Das Konsortium hatte zunächst die Rückzahlung einer Summe von 1,5 Milliarden Dollar verlangt. Der Einigung sei dann „eine genaue Prüfung der volkswirtschaftlichen Lage Rußlands vorausgegangen“, sagte Wawilow.

Der Staat der Sowjetunion hat seinen Nachfolgerpubliken insgesamt Verbindlichkeiten von schätzungsweise 80 Milliarden Dollar hinterlassen. Von den für 1992/93 fälligen Zahlungen werden jetzt lediglich acht Prozent geleistet. Die Moskauer Regierung macht geltend, daß ein vertragsgemäßer Schuldendienst zum Zusammenbruch der russischen Volkswirtschaft führen würde. Zur Behebung der Zahlungsschwierigkeiten bemüht sich Rußland um Finanzhilfen des Internationalen Währungsfonds (IWF).

Auf dem Binnenmarkt kursieren inzwischen die neuen Rubelscheine, die Bevölkerung scheint das Umtauschgeld nach anfänglichen Unruhen zu akzeptieren.
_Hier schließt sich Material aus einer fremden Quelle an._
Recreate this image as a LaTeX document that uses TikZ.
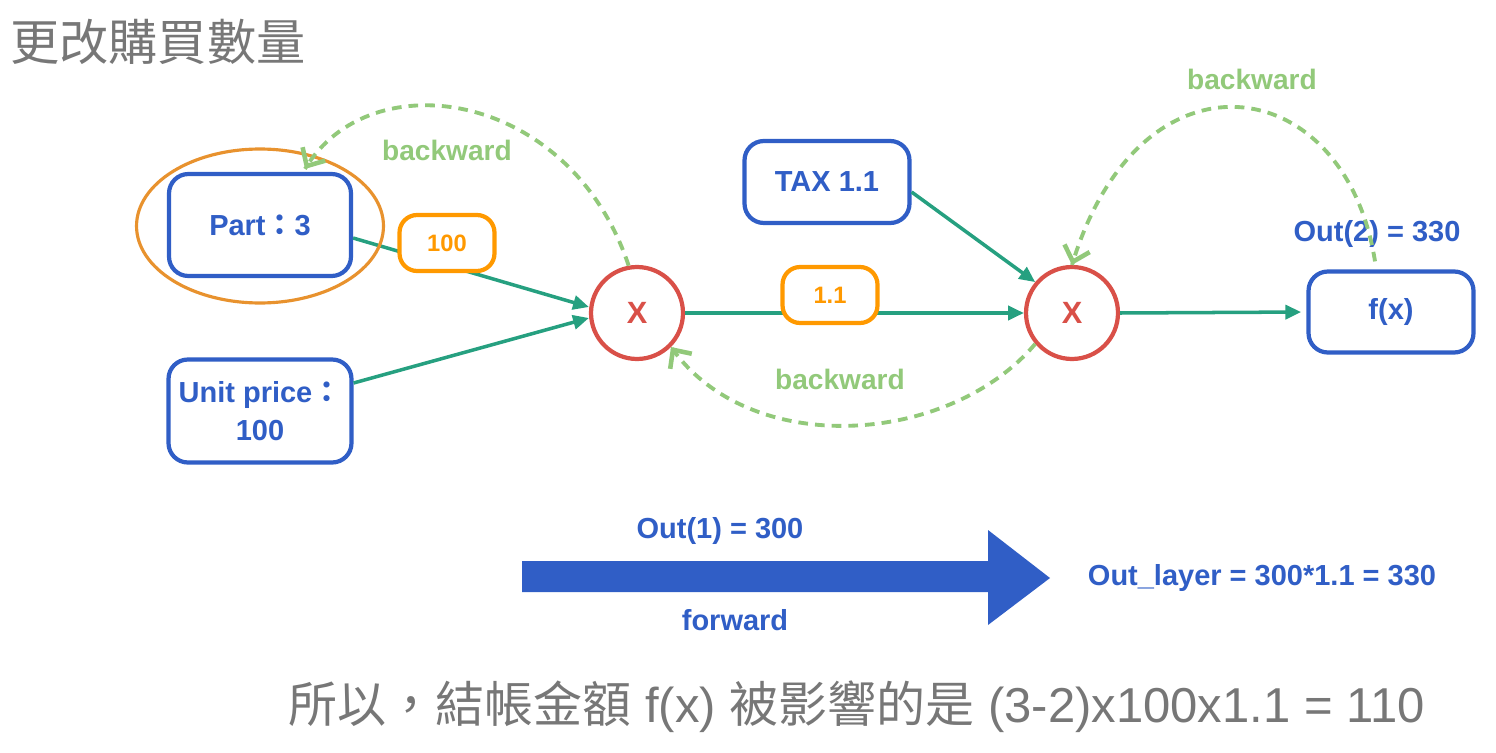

Die russische Zentralbank hat bis gestern drei Viertel der für ungültig erklärten alten Rubel-Banknoten aus dem Verkehr gezogen. Nach einer Meldung der Moskauer Nachrichtenagentur ITAR-TASS wurden Scheine im Nennbetrag von über 720 Milliarden Rubel gegen neue Scheine ausgetauscht. Insgesamt waren mehr als eine Billion Rubel-Banknoten im Umlauf, die 1992 oder früher ausgegeben wurden. Dies entspricht nach Angaben der russischen Zentralbank vom Dienstag einem Anteil von 18 Prozent am gesamten Geldumlauf. Von dem eingetauschten Geld wurden 332 Milliarden Rubel in bar ausgegeben – jeder Bürger und jede Bürgerin kann maximal 100.000 Rubel auf diese Weise eintauschen. Die größere Hälfte des Gesamtbetrags wurde auf Festkonten der staatlichen Sparkasse angelegt. Die am 26. Juli begonnene Umtauschaktion dauert noch bis Ende August.